It’s hard not to be impressed by Purplebricks’ 2017 rise. Following on from its interim results-inspired surge at the end of 2016, the stock jumped from a starting price of £1.42 to a record high of £5.25 in July and August – that’s an astonishing 270% increase.
Yet in the last couple of months the stock has slipped, largely thanks to some bad PR – it has repeatedly been in hot water with the Advertising Standards Authority, for misleading claims about everything from how much customers could save to the hidden cost of viewings – and investors’ ambivalent feelings about its expansion into the US. Purplebricks Group PLC (LON:PURP) now sits at a current trading price of £4.

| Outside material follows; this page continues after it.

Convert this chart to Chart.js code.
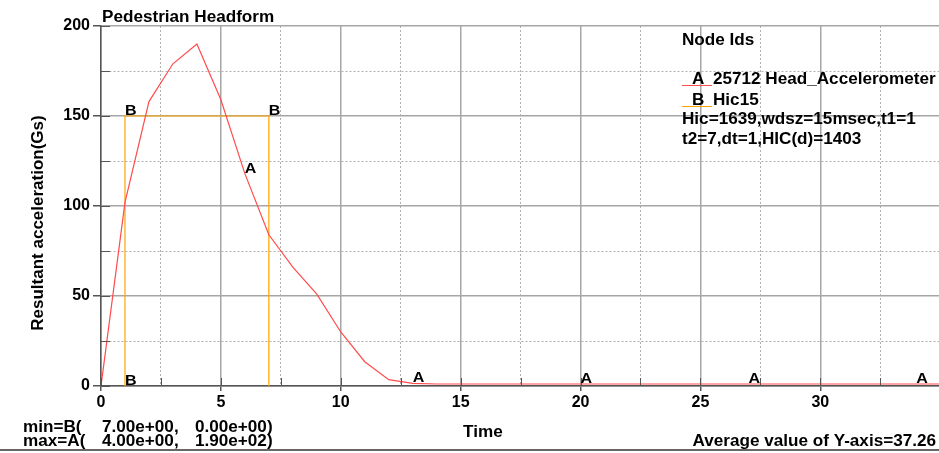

Its last couple of statements have – unsurprisingly given its performance – been very strong. In May the company revealed an 83% rise in new instructions, leading it to claim that its share of the online estate agent market had risen from 40% to 70% between 2015 and 2016.
June’s annual results then showed improvements all round. Pre-tax losses shrank from £11.9 million to £6 million year-on-year, with group revenue up a staggering 151% to £46.7 million. CEO Michael Bruce boldly capped off the update by stating that Purplebricks was ‘on track to be the most successful estate agent in UK history’.
The crowning moment of its 2017 so far came on 15th September, as Purplebricks formally launched its US business – previously announced in February – with a flat fee of $3200 its main selling point. There is a lot of risk attached to this stateside expansion, however, especially for a firm that’s just 3 years old. With that in mind, though Friday’s AGM statement comes just two weeks after the US launch, investors will be hoping for some kind of trading update, just to give them a taste of what to expect.
Purplebricks Group PLC has a consensus rating of ‘Buy’ with an average target price of £3.94.